::: ITEMS :::

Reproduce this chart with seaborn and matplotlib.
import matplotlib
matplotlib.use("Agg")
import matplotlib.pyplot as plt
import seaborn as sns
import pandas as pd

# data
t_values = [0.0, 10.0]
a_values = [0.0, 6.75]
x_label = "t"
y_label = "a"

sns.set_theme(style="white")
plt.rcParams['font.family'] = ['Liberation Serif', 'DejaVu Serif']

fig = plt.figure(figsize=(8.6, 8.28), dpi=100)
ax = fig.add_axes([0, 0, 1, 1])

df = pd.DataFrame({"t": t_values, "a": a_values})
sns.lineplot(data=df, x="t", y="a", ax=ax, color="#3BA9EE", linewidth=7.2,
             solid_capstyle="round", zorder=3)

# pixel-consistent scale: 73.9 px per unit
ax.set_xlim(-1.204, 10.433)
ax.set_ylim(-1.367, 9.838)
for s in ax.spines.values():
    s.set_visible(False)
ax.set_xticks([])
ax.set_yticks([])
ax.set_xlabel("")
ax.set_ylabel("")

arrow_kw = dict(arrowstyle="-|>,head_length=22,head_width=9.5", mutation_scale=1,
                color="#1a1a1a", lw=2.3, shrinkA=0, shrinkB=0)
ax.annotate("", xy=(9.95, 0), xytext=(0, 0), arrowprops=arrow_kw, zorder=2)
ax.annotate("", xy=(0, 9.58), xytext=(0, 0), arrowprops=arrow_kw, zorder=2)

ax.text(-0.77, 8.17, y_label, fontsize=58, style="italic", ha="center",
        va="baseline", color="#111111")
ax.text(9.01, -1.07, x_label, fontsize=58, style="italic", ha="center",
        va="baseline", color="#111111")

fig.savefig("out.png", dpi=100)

:::
::: ITEMS :::

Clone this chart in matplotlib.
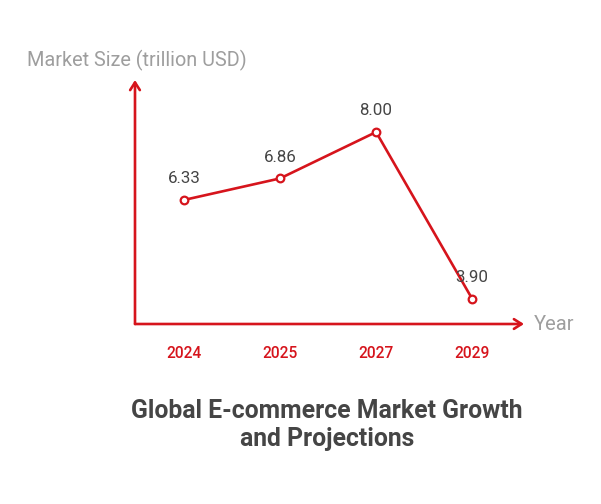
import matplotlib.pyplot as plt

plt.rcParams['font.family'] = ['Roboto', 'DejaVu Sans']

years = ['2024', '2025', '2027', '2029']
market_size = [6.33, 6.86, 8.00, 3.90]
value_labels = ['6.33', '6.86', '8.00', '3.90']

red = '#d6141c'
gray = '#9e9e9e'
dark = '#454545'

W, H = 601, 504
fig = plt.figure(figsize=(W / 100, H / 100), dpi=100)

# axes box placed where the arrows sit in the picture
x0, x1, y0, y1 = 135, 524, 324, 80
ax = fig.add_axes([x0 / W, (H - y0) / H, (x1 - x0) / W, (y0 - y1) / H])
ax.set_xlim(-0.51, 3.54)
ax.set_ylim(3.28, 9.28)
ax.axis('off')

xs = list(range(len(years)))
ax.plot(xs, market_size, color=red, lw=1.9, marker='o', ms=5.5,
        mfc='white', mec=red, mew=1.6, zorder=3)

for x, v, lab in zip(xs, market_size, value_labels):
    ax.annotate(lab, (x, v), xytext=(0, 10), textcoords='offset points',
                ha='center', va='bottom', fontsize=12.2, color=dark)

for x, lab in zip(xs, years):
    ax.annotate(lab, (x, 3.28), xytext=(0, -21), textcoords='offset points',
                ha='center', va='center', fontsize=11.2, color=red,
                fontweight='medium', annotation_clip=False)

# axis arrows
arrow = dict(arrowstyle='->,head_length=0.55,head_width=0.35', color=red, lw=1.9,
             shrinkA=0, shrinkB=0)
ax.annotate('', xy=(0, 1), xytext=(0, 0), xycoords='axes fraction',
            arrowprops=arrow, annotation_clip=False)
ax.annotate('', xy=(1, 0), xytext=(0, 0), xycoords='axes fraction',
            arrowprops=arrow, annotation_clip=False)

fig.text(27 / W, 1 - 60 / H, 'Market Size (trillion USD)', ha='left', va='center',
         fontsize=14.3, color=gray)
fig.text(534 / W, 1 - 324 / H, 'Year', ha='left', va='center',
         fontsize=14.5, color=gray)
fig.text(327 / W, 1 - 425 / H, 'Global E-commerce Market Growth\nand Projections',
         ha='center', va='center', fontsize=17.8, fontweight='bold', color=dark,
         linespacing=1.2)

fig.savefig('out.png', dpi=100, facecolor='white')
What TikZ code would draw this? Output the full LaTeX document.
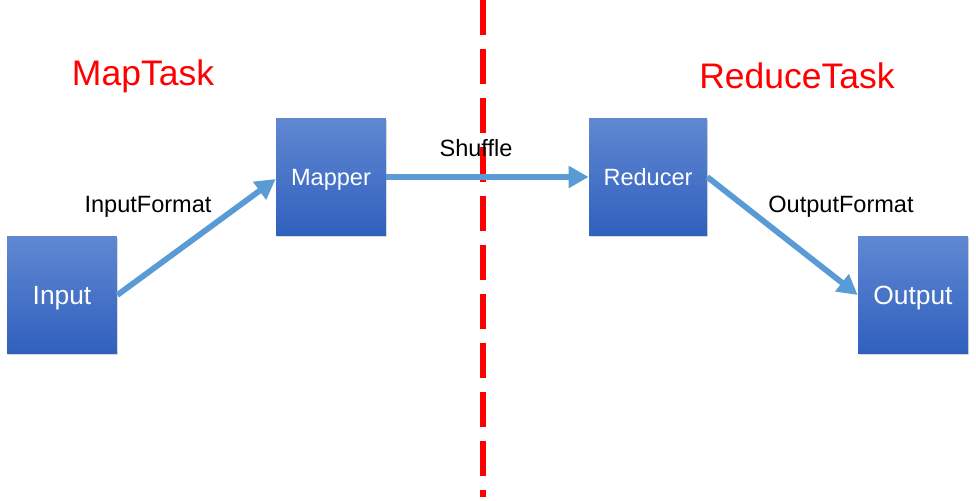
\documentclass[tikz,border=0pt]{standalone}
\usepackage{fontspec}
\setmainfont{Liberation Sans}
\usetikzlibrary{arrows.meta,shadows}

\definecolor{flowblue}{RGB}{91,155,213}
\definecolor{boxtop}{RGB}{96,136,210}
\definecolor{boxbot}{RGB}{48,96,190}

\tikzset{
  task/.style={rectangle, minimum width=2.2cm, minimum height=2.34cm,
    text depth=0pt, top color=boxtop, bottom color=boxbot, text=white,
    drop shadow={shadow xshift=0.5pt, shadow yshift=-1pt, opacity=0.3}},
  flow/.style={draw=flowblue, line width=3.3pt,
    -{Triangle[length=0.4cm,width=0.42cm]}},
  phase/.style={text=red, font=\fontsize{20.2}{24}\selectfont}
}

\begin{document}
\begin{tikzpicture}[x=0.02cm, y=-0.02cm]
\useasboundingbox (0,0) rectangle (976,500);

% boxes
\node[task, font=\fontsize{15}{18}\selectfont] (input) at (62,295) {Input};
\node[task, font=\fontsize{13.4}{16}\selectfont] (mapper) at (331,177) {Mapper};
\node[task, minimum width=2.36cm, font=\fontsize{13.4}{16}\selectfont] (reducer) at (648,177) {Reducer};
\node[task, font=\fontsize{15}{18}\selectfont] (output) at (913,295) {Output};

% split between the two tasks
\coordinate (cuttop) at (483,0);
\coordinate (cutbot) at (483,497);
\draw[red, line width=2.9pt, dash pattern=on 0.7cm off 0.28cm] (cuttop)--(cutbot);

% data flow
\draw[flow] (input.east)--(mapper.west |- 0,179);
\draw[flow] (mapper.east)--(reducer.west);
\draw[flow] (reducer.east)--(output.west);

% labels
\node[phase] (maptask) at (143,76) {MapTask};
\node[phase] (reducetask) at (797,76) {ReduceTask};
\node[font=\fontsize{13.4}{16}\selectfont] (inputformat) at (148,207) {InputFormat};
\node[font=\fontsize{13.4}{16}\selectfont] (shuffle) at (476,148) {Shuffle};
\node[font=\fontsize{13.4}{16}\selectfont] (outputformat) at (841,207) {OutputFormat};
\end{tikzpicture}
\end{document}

:::

Report how many lines in the entries hold the string "matplotlib". Nothing but the number is wanted.

6